**PROBLEM STATEMENT**
Copy out the entries exactly, from the first line to the last.

··········

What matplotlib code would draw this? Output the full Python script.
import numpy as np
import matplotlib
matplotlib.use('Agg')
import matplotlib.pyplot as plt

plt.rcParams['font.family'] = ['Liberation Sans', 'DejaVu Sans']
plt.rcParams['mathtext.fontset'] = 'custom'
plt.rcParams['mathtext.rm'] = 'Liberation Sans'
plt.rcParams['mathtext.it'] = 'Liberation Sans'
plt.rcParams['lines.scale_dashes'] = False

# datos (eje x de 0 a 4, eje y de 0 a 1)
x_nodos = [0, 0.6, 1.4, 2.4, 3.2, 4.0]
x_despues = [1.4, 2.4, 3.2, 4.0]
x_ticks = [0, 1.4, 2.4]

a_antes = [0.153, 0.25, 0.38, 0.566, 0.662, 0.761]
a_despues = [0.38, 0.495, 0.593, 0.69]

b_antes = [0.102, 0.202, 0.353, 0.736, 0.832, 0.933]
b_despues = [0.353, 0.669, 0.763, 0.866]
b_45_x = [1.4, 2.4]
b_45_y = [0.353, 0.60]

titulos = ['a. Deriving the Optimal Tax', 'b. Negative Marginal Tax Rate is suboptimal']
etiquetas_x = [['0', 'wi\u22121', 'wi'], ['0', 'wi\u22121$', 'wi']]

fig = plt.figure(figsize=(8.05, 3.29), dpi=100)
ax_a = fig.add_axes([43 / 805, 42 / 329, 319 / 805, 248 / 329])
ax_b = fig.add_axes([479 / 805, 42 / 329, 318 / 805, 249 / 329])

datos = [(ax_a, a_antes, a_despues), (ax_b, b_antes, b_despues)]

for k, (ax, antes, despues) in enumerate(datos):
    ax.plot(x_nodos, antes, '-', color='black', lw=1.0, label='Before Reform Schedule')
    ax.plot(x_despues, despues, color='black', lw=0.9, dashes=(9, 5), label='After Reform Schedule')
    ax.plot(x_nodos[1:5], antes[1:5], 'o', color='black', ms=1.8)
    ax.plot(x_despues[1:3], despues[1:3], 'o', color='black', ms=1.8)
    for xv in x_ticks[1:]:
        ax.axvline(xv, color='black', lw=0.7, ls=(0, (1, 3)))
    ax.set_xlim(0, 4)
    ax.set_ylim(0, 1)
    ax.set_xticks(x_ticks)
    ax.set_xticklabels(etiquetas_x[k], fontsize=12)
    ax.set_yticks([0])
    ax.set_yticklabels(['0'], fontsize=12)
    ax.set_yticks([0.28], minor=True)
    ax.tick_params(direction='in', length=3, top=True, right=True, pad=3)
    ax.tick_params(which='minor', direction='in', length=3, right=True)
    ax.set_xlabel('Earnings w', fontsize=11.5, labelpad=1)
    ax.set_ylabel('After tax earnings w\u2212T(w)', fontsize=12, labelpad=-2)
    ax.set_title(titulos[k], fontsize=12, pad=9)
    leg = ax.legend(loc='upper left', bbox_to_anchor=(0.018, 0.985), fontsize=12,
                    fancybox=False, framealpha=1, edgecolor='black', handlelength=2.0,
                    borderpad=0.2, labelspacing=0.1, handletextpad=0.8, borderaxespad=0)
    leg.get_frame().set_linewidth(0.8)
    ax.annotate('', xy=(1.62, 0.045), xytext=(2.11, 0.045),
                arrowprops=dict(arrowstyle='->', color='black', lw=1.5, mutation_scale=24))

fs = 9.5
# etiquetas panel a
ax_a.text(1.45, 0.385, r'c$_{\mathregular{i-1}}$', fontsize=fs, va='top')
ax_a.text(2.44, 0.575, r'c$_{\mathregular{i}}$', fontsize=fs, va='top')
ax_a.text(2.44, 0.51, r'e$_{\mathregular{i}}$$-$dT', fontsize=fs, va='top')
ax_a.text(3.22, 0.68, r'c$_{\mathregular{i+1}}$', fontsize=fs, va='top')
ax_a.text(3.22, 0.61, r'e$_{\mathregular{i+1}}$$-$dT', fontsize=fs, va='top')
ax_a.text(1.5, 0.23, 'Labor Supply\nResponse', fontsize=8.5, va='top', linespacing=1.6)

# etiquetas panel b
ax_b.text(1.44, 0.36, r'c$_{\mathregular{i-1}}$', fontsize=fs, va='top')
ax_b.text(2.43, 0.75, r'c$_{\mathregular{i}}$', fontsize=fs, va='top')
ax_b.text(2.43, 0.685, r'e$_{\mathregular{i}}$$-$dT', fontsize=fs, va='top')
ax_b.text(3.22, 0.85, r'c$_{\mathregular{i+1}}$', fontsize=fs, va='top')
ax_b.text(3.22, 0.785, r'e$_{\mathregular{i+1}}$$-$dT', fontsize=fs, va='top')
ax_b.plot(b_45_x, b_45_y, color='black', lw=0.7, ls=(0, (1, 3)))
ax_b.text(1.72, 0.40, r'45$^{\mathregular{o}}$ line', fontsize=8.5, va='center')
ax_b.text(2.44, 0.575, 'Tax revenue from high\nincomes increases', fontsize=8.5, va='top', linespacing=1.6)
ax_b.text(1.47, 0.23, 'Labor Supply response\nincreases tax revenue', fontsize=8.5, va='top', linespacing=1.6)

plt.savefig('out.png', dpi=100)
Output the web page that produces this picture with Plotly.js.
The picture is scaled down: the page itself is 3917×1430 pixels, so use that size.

··········

**RESPONSE TO THIS TASK**
What matplotlib code would draw this? Output the full Python script.
import numpy as np
import matplotlib
matplotlib.use('Agg')
import matplotlib.pyplot as plt

plt.rcParams['font.family'] = ['Liberation Sans', 'DejaVu Sans']
plt.rcParams['mathtext.fontset'] = 'custom'
plt.rcParams['mathtext.rm'] = 'Liberation Sans'
plt.rcParams['mathtext.it'] = 'Liberation Sans'
plt.rcParams['lines.scale_dashes'] = False

# datos (eje x de 0 a 4, eje y de 0 a 1)
x_nodos = [0, 0.6, 1.4, 2.4, 3.2, 4.0]
x_despues = [1.4, 2.4, 3.2, 4.0]
x_ticks = [0, 1.4, 2.4]

a_antes = [0.153, 0.25, 0.38, 0.566, 0.662, 0.761]
a_despues = [0.38, 0.495, 0.593, 0.69]

b_antes = [0.102, 0.202, 0.353, 0.736, 0.832, 0.933]
b_despues = [0.353, 0.669, 0.763, 0.866]
b_45_x = [1.4, 2.4]
b_45_y = [0.353, 0.60]

titulos = ['a. Deriving the Optimal Tax', 'b. Negative Marginal Tax Rate is suboptimal']
etiquetas_x = [['0', 'wi\u22121', 'wi'], ['0', 'wi\u22121$', 'wi']]

fig = plt.figure(figsize=(8.05, 3.29), dpi=100)
ax_a = fig.add_axes([43 / 805, 42 / 329, 319 / 805, 248 / 329])
ax_b = fig.add_axes([479 / 805, 42 / 329, 318 / 805, 249 / 329])

datos = [(ax_a, a_antes, a_despues), (ax_b, b_antes, b_despues)]

for k, (ax, antes, despues) in enumerate(datos):
    ax.plot(x_nodos, antes, '-', color='black', lw=1.0, label='Before Reform Schedule')
    ax.plot(x_despues, despues, color='black', lw=0.9, dashes=(9, 5), label='After Reform Schedule')
    ax.plot(x_nodos[1:5], antes[1:5], 'o', color='black', ms=1.8)
    ax.plot(x_despues[1:3], despues[1:3], 'o', color='black', ms=1.8)
    for xv in x_ticks[1:]:
        ax.axvline(xv, color='black', lw=0.7, ls=(0, (1, 3)))
    ax.set_xlim(0, 4)
    ax.set_ylim(0, 1)
    ax.set_xticks(x_ticks)
    ax.set_xticklabels(etiquetas_x[k], fontsize=12)
    ax.set_yticks([0])
    ax.set_yticklabels(['0'], fontsize=12)
    ax.set_yticks([0.28], minor=True)
    ax.tick_params(direction='in', length=3, top=True, right=True, pad=3)
    ax.tick_params(which='minor', direction='in', length=3, right=True)
    ax.set_xlabel('Earnings w', fontsize=11.5, labelpad=1)
    ax.set_ylabel('After tax earnings w\u2212T(w)', fontsize=12, labelpad=-2)
    ax.set_title(titulos[k], fontsize=12, pad=9)
    leg = ax.legend(loc='upper left', bbox_to_anchor=(0.018, 0.985), fontsize=12,
                    fancybox=False, framealpha=1, edgecolor='black', handlelength=2.0,
                    borderpad=0.2, labelspacing=0.1, handletextpad=0.8, borderaxespad=0)
    leg.get_frame().set_linewidth(0.8)
    ax.annotate('', xy=(1.62, 0.045), xytext=(2.11, 0.045),
                arrowprops=dict(arrowstyle='->', color='black', lw=1.5, mutation_scale=24))

fs = 9.5
# etiquetas panel a
ax_a.text(1.45, 0.385, r'c$_{\mathregular{i-1}}$', fontsize=fs, va='top')
ax_a.text(2.44, 0.575, r'c$_{\mathregular{i}}$', fontsize=fs, va='top')
ax_a.text(2.44, 0.51, r'e$_{\mathregular{i}}$$-$dT', fontsize=fs, va='top')
ax_a.text(3.22, 0.68, r'c$_{\mathregular{i+1}}$', fontsize=fs, va='top')
ax_a.text(3.22, 0.61, r'e$_{\mathregular{i+1}}$$-$dT', fontsize=fs, va='top')
ax_a.text(1.5, 0.23, 'Labor Supply\nResponse', fontsize=8.5, va='top', linespacing=1.6)

# etiquetas panel b
ax_b.text(1.44, 0.36, r'c$_{\mathregular{i-1}}$', fontsize=fs, va='top')
ax_b.text(2.43, 0.75, r'c$_{\mathregular{i}}$', fontsize=fs, va='top')
ax_b.text(2.43, 0.685, r'e$_{\mathregular{i}}$$-$dT', fontsize=fs, va='top')
ax_b.text(3.22, 0.85, r'c$_{\mathregular{i+1}}$', fontsize=fs, va='top')
ax_b.text(3.22, 0.785, r'e$_{\mathregular{i+1}}$$-$dT', fontsize=fs, va='top')
ax_b.plot(b_45_x, b_45_y, color='black', lw=0.7, ls=(0, (1, 3)))
ax_b.text(1.72, 0.40, r'45$^{\mathregular{o}}$ line', fontsize=8.5, va='center')
ax_b.text(2.44, 0.575, 'Tax revenue from high\nincomes increases', fontsize=8.5, va='top', linespacing=1.6)
ax_b.text(1.47, 0.23, 'Labor Supply response\nincreases tax revenue', fontsize=8.5, va='top', linespacing=1.6)

plt.savefig('out.png', dpi=100)
Output the web page that produces this picture with Plotly.js.
The picture is scaled down: the page itself is 3917×1430 pixels, so use that size.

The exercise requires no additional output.